═════ Given data
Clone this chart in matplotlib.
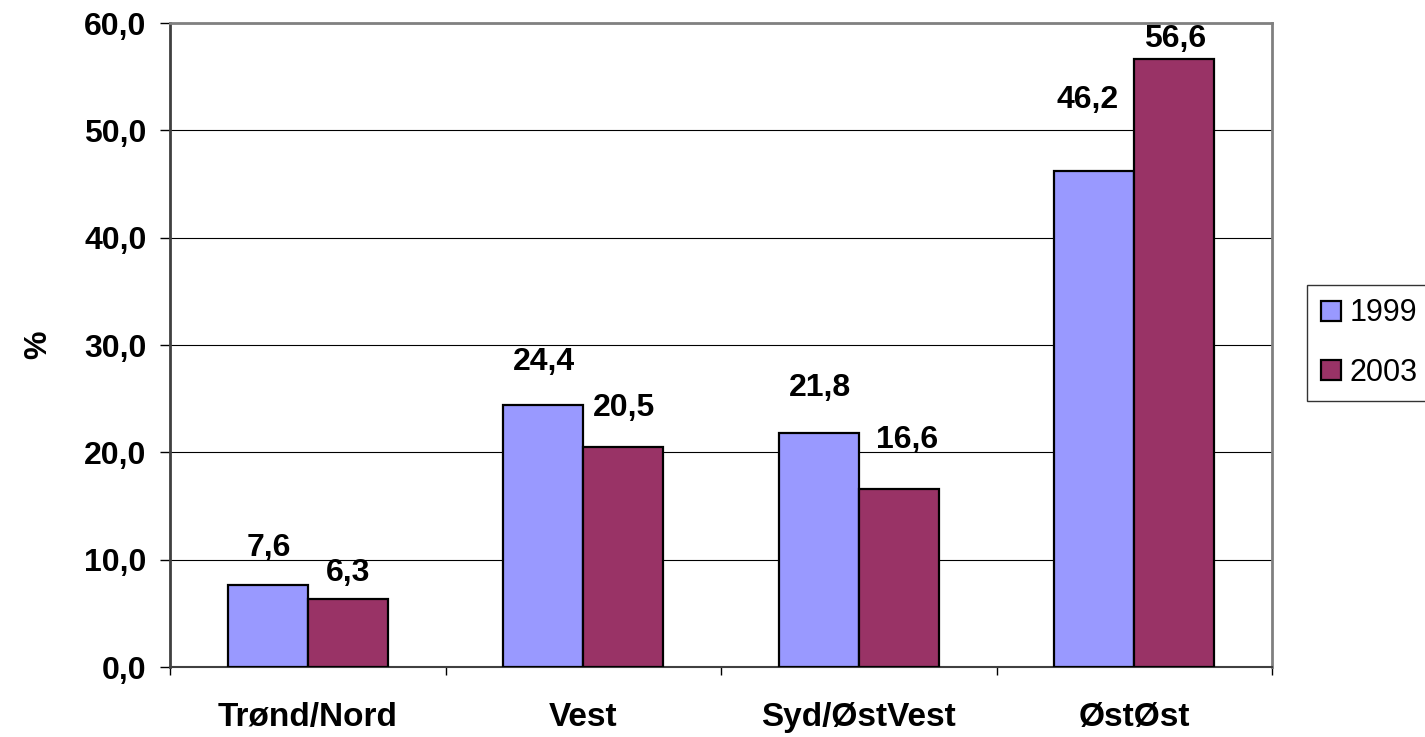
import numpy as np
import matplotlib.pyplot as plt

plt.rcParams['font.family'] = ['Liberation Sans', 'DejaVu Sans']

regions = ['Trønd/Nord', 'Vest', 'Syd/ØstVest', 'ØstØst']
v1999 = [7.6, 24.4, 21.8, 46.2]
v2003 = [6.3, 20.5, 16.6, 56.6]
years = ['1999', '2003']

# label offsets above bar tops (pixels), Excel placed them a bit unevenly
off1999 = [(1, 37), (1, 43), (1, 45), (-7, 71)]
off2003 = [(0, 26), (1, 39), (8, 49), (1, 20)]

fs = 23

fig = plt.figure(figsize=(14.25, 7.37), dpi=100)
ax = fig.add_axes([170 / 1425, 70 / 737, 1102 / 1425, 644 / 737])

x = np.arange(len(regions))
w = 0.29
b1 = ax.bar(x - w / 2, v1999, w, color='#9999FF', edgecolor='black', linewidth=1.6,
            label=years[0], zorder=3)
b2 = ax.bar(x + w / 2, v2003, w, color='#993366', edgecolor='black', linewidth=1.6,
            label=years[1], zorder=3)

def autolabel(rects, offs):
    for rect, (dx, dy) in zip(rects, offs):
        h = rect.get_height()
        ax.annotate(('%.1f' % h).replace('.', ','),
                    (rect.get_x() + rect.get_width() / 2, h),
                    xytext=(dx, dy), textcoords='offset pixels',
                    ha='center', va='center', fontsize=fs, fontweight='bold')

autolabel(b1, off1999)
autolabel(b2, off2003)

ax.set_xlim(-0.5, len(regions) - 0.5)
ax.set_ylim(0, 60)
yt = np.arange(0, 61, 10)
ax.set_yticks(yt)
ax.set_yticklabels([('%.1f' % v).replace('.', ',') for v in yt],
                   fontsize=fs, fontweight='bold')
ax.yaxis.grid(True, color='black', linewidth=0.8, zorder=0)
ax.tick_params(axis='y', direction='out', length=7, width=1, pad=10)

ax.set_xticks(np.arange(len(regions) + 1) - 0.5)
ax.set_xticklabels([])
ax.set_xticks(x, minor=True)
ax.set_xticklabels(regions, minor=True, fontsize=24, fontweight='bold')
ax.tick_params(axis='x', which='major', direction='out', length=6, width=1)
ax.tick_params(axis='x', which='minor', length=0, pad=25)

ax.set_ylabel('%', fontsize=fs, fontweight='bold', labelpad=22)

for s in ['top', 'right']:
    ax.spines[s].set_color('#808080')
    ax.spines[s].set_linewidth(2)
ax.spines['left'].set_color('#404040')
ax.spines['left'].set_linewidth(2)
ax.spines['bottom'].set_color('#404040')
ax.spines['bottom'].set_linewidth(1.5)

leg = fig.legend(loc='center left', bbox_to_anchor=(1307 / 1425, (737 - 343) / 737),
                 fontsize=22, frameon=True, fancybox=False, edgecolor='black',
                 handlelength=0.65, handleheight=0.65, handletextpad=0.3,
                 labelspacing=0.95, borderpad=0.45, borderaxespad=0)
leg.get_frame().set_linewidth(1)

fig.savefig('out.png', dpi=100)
══════════
Task instructions => Up to and including the line with "plt.rcParams['font.family'] = ['Liberation", copy the data above from its first line. Skip pictures.

Solution for this task =>
Clone this chart in matplotlib.
import numpy as np
import matplotlib.pyplot as plt

plt.rcParams['font.family'] = ['Liberation Sans', 'DejaVu Sans']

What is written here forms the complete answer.